___ Information provided
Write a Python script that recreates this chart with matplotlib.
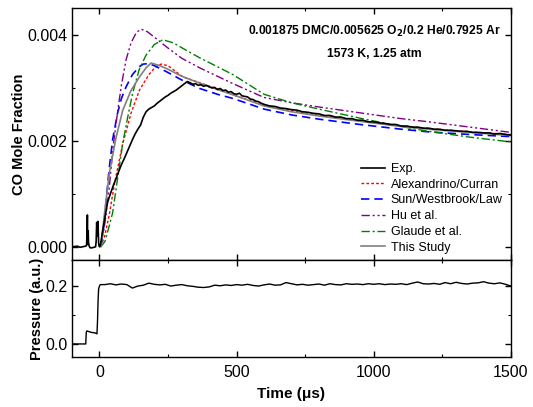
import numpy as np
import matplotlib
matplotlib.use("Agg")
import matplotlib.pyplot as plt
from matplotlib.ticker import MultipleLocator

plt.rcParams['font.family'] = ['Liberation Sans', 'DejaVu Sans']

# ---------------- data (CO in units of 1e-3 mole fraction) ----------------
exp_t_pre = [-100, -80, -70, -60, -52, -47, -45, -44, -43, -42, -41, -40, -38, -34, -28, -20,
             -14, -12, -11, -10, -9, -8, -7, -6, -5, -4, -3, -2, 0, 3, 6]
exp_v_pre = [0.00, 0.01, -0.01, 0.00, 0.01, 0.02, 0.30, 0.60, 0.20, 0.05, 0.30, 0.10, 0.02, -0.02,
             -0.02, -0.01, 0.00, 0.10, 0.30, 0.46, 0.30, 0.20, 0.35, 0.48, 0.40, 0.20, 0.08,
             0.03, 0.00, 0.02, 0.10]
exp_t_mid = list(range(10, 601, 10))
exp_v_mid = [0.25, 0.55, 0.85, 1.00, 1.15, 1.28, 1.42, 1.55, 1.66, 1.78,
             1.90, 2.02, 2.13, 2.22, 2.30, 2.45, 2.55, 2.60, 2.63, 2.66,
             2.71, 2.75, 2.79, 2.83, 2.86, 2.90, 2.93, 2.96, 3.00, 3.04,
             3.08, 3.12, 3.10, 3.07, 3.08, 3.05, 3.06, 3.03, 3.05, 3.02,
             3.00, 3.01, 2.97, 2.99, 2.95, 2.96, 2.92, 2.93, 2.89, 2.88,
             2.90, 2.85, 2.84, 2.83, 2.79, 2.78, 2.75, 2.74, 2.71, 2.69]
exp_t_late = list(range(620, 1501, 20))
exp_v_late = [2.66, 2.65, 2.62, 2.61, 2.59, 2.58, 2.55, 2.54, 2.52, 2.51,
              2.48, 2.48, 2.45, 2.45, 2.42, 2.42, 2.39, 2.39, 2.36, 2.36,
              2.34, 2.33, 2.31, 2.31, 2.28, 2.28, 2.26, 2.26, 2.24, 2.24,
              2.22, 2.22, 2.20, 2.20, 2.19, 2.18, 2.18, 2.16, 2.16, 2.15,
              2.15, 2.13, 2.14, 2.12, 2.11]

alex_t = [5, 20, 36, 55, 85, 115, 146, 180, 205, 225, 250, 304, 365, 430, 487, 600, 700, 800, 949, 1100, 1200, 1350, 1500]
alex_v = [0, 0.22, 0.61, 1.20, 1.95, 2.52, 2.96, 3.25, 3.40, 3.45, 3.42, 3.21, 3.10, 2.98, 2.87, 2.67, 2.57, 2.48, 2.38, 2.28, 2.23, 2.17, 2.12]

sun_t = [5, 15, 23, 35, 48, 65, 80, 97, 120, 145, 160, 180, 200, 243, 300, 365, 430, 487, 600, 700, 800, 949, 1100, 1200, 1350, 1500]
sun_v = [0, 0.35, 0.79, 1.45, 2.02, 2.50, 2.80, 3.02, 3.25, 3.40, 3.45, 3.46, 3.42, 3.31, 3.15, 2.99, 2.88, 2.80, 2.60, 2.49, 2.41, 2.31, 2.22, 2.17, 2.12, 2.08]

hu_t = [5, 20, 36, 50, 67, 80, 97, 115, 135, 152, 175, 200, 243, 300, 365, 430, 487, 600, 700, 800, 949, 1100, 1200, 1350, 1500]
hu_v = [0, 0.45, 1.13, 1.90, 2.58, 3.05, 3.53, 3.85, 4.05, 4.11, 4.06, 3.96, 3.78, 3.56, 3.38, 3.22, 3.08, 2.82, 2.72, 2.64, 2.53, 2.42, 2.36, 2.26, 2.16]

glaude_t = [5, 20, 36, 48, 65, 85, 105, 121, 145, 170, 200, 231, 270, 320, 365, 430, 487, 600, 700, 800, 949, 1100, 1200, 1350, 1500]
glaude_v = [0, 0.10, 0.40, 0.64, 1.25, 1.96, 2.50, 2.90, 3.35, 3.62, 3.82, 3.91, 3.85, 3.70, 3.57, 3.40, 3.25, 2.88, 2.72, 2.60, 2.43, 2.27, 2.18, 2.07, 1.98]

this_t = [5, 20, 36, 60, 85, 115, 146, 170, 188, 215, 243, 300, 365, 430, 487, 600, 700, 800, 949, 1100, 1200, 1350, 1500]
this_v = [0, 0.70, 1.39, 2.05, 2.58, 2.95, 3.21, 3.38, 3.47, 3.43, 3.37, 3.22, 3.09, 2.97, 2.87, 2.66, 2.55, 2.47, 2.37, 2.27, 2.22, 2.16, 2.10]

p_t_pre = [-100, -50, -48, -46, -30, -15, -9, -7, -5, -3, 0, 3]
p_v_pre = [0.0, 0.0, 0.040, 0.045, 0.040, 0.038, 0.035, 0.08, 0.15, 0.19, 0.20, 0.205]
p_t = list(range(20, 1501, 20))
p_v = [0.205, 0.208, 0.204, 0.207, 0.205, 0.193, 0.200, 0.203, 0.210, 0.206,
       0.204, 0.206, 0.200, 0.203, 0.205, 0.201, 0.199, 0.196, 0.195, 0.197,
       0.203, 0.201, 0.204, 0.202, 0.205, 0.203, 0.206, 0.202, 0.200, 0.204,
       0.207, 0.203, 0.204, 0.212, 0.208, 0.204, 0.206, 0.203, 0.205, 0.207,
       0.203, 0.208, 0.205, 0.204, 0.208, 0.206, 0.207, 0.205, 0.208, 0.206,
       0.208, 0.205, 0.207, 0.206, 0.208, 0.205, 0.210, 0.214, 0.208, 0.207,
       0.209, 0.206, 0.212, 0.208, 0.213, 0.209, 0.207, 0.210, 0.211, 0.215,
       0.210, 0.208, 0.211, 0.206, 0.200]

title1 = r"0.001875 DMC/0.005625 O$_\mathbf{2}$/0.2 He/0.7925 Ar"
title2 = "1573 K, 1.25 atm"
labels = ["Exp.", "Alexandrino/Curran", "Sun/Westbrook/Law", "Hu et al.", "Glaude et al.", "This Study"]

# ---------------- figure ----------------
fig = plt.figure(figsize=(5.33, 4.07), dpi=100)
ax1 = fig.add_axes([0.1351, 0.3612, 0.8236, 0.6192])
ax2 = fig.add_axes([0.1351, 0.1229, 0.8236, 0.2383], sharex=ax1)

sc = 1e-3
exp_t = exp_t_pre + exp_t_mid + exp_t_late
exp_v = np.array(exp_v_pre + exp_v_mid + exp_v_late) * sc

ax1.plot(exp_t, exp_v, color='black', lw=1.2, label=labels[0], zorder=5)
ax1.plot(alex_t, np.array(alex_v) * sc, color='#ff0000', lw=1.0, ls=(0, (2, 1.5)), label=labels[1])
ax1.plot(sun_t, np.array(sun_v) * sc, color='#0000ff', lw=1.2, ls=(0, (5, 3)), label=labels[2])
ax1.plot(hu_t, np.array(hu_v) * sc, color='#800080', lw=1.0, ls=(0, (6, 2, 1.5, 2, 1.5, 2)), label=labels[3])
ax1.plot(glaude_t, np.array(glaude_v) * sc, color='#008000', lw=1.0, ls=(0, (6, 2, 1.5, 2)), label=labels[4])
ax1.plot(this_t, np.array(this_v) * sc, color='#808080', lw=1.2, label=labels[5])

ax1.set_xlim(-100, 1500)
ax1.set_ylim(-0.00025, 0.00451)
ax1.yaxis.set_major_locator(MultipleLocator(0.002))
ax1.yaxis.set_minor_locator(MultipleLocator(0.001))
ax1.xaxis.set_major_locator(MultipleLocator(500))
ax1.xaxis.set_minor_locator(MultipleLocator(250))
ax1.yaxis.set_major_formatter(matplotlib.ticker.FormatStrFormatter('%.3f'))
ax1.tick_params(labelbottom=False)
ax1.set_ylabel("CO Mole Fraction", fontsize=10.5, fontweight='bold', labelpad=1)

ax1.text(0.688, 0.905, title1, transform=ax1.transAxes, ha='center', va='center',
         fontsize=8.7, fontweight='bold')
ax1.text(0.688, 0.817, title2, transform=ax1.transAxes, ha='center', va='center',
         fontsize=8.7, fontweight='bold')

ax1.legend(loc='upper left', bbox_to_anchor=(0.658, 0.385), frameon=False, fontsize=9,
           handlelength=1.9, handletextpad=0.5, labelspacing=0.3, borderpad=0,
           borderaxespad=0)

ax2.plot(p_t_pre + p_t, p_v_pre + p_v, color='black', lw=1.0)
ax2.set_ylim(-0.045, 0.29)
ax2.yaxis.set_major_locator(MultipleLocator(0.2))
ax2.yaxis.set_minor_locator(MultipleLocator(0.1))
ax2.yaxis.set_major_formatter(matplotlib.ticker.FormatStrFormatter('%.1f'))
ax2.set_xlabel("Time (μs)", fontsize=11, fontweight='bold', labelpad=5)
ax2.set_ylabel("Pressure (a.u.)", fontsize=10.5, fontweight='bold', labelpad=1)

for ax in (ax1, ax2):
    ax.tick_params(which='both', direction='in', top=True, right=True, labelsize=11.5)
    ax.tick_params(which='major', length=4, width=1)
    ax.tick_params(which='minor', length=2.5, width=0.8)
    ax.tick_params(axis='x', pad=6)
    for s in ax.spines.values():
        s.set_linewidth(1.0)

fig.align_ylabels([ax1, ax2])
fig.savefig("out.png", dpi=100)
______
= Given task =
Restate each line from the start of the listing through the line bearing "plt.rcParams['font.family'] = ['Liberation" word for word. Drop the pictures.

= Right answer =
Write a Python script that recreates this chart with matplotlib.
import numpy as np
import matplotlib
matplotlib.use("Agg")
import matplotlib.pyplot as plt
from matplotlib.ticker import MultipleLocator

plt.rcParams['font.family'] = ['Liberation Sans', 'DejaVu Sans']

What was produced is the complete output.